Here it is worth noting that even in 2008 Australia wasn’t one of the stellar advanced economies, with average real labour productivity (in PPP terms) not much above the median OECD country. Much better than New Zealand of course, and Australia mattered for us both as a natural point of reference in our part of the world (similar disadvantages of distance, similar cultures) and as the place where almost all New Zealanders could readily move if they chose (and hundreds of thousands already had).

In this chart I’ve shown how things have actually unfolded


Click to view

Over the full period we haven’t caught up with Australia, we haven’t even begun to close the gap, and instead the gap has widened a bit further again. Both series are noisy and subject to revisions (in New Zealand alone there are levels differences between the income and expenditure real GDP measures), but overall things have gone in the wrong direction. If one wanted to look on the less gloomy side, I guess one could note that whereas Australia has had no productivity growth at all since 2016, we have had a bit, but I wouldn’t put much weight on that myself (including with declining foreign trade shares, weak terms of trade). And although one could generate a bunch of other comparative graphs, it is productivity that ultimately underpins a country’s longer-run average prosperity.

What I find most depressing – and why I have, somewhat gloomily, been anticipating for some years writing this post – is the lack of any apparent sense of urgency in New Zealand about turning things round or actually finally beginning to sustainably close the gaps. And that has been true really regardless of which parties have held office – if Key binned the advice on the 2025 goal and did little or nothing useful instead, Ardern/Robertson refocused the Productivity Commission on distributing the economic pie rather than growing it, and Luxon/Willis show no better than occasional conventional rhetoric on the topic. And all this against a backdrop where Australia has again made it easier and safer for New Zealanders to move across the Tasman.

As it happens – and what reminded me to write the post – in the New Years’s Honours list released this morning, the government chose to honour one of the members of the 2025 Taskforce, the economist Bryce Wilkinson. That’s nice, but if I know Bryce I’m pretty sure he’d much prefer that governments – including this one – had gotten serious about finally reversing 70+ years of relative economic decline. That would have benefits for all of us, and for our children and grandchildren, who might be more interested in staying to build a better New Zealand.

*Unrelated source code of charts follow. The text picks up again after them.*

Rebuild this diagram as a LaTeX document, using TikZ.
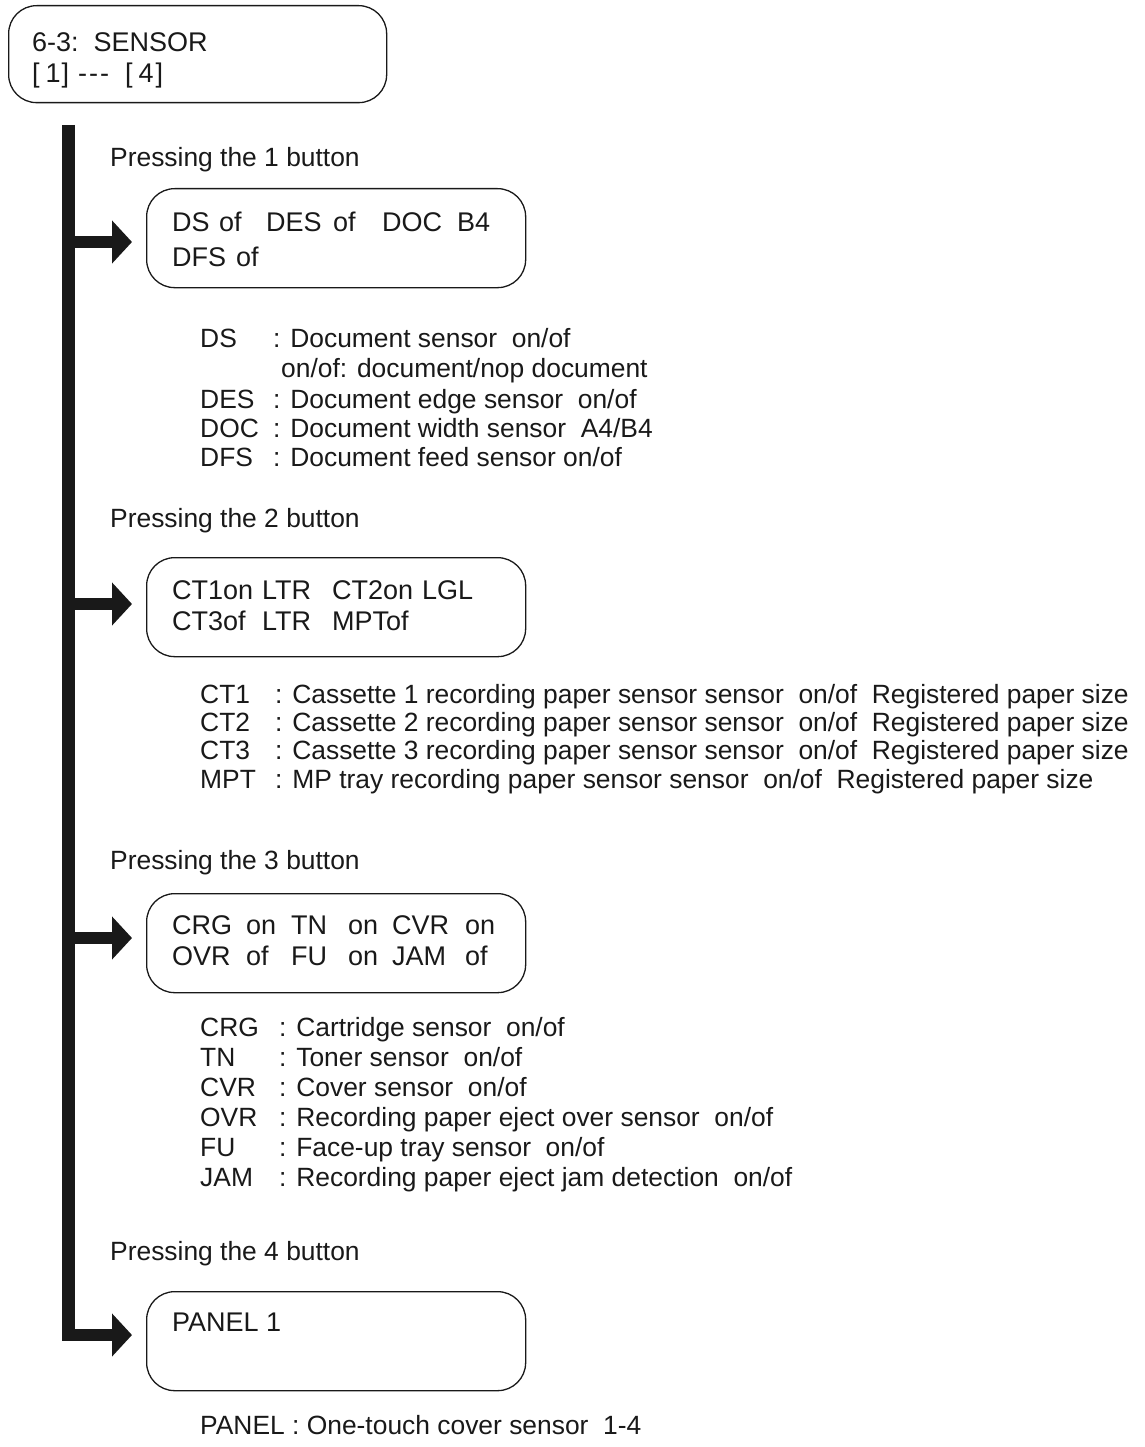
\documentclass[tikz,border=0pt]{standalone}
\usepackage{fontspec}
\setmainfont{Liberation Sans}
\usetikzlibrary{arrows.meta}
\newcommand{\cl}[2]{\makebox[#1pt][l]{#2}}
\begin{document}
\begin{tikzpicture}[x=1pt,y=-1pt,
  box/.style={draw=black!90, rounded corners=28pt, line width=1.3pt, inner sep=0pt, minimum width=379pt, minimum height=99pt, anchor=north west},
  txt/.style={anchor=base west, inner sep=0pt, text=black!90, font=\fontsize{26.4}{30}\selectfont},
  btxt/.style={anchor=base west, inner sep=0pt, text=black!90, font=\fontsize{27}{32}\selectfont},
  flow/.style={draw=black!90, line width=12.5pt, line join=miter, -{Triangle[length=20pt,width=42pt]}, shorten >=14pt}]
\useasboundingbox (0,0) rectangle (1144,1447);

% title box
\node[box, minimum width=378pt, minimum height=97pt] (top) at (8,5) {};
\node[btxt] (t0a) at (32,52) {6-3:\ \ SENSOR};
\node[btxt] (t0b) at (32,83) {[\hspace{6pt}1\hspace{1pt}]\hspace{9pt}{-}\hspace{2pt}{-}\hspace{2pt}{-}\hspace{16pt}[\hspace{6pt}4\hspace{2pt}]};

% boxes
\node[box] (b1) at (146,188) {};
\node[box] (b2) at (146,557) {};
\node[box] (b3) at (146,893) {};
\node[box] (b4) at (146,1291) {};

% flow bar and arrows
\coordinate (bartop) at (68.5,125);
\coordinate (j1) at (68.5,242);
\coordinate (j2) at (68.5,604);
\coordinate (j3) at (68.5,938);
\coordinate (j4) at (68.5,1335);
\draw[flow] (bartop) |- (j4 -| b4.west);
\draw[flow] (j1) -- (j1 -| b1.west);
\draw[flow] (j2) -- (j2 -| b2.west);
\draw[flow] (j3) -- (j3 -| b3.west);

% pressing labels
\node[txt] (p1) at (110,167) {Pressing the 1 button};
\node[txt] (p2) at (110,527) {Pressing the 2 button};
\node[txt] (p3) at (110,869) {Pressing the 3 button};
\node[txt] (p4) at (110,1260) {Pressing the 4 button};

% box 1 text
\node[btxt] (b1a) at (172,232) {\cl{47}{DS}\cl{47}{of}\cl{67}{DES}\cl{49}{of}\cl{75}{DOC}B4};
\node[btxt] (b1b) at (172,266) {\cl{64}{DFS}of};
% box 2 text
\node[btxt] (b2a) at (172,599) {\cl{90}{CT1on}\cl{70}{LTR}\cl{90}{CT2on}LGL};
\node[btxt] (b2b) at (172,630) {\cl{90}{CT3of}\cl{70}{LTR}MPTof};
% box 3 text
\node[btxt] (b3a) at (172,934) {\cl{74}{CRG}\cl{45}{on}\cl{57}{TN}\cl{44}{on}\cl{73}{CVR}on};
\node[btxt] (b3b) at (172,965) {\cl{74}{OVR}\cl{45}{of}\cl{57}{FU}\cl{44}{on}\cl{73}{JAM}of};
% box 4 text
\node[btxt] (b4a) at (172,1331) {PANEL 1};

% section 1 descriptions
\node[txt] (d1l) at (200,347) {DS};
\node[txt] (d1r) at (273,347) {: Document sensor\ \ on/of};
\node[txt] (d1c) at (281,377) {on/of: document/nop document};
\node[txt] (d2l) at (200,408) {DES};
\node[txt] (d2r) at (273,408) {: Document edge sensor\ \ on/of};
\node[txt] (d3l) at (200,437) {DOC};
\node[txt] (d3r) at (273,437) {: Document width sensor\ \ A4/B4};
\node[txt] (d4l) at (200,466) {DFS};
\node[txt] (d4r) at (273,466) {: Document feed sensor on/of};

% section 2 descriptions
\node[txt] (c1l) at (200,703) {CT1};
\node[txt] (c1r) at (275,703) {: Cassette 1 recording paper sensor sensor\ \ on/of\ \ Registered paper size};
\node[txt] (c2l) at (200,731) {CT2};
\node[txt] (c2r) at (275,731) {: Cassette 2 recording paper sensor sensor\ \ on/of\ \ Registered paper size};
\node[txt] (c3l) at (200,759) {CT3};
\node[txt] (c3r) at (275,759) {: Cassette 3 recording paper sensor sensor\ \ on/of\ \ Registered paper size};
\node[txt] (c4l) at (200,788) {MPT};
\node[txt] (c4r) at (275,788) {: MP tray recording paper sensor sensor\ \ on/of\ \ Registered paper size};

% section 3 descriptions
\node[txt] (e1l) at (200,1036) {CRG};
\node[txt] (e1r) at (279,1036) {: Cartridge sensor\ \ on/of};
\node[txt] (e2l) at (200,1066) {TN};
\node[txt] (e2r) at (279,1066) {: Toner sensor\ \ on/of};
\node[txt] (e3l) at (200,1096) {CVR};
\node[txt] (e3r) at (279,1096) {: Cover sensor\ \ on/of};
\node[txt] (e4l) at (200,1126) {OVR};
\node[txt] (e4r) at (279,1126) {: Recording paper eject over sensor\ \ on/of};
\node[txt] (e5l) at (200,1156) {FU};
\node[txt] (e5r) at (279,1156) {: Face-up tray sensor\ \ on/of};
\node[txt] (e6l) at (200,1186) {JAM};
\node[txt] (e6r) at (279,1186) {: Recording paper eject jam detection\ \ on/of};

% section 4 description
\node[txt] (f1) at (200,1434) {PANEL : One-touch cover sensor\ \ 1-4};
\end{tikzpicture}
\end{document}
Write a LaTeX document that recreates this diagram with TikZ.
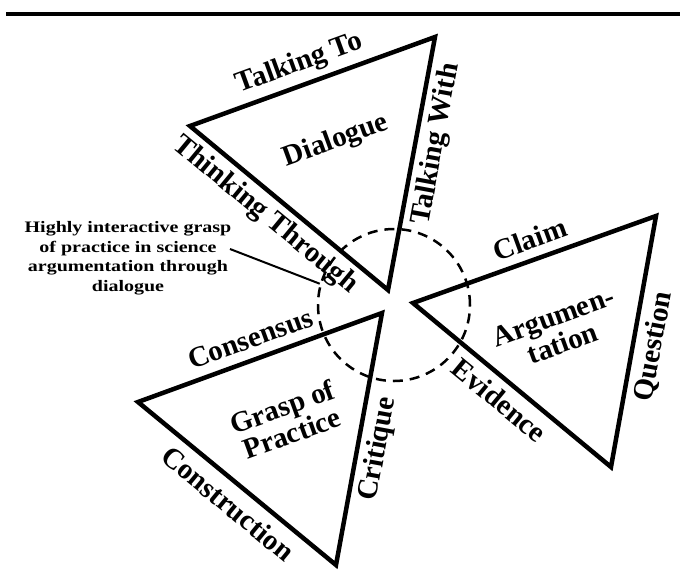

Michael Reddell spent most of his career at the Reserve Bank of New Zealand, where he was heavily involved with monetary policy formulation, and in financial markets and financial regulatory policy, serving for a time as Head of Financial Markets. Michael blogs at Croaking Cassandra - where this article was sourced.

1 comment:

Robert Arthur said...

GDP is a puzzle, especially to non economists.. I think I can grasp how a manufacturing country may improve (by increased application of skill to increase production) or countries like Australia which just have to dig more energetically to mine value. But what scope do we have? GDP is not necessarily a measure of wellbeing. I live a contented life with a huge DIY content; which contributes almost nothing to GDP or to GDP/hour as is unrecorded. Paying the wife for housework would increase GDP. GDP does not separate useful from useless; crashing one's car or paid learning of te reo contributes to GDP. We far excel Oz with the latter.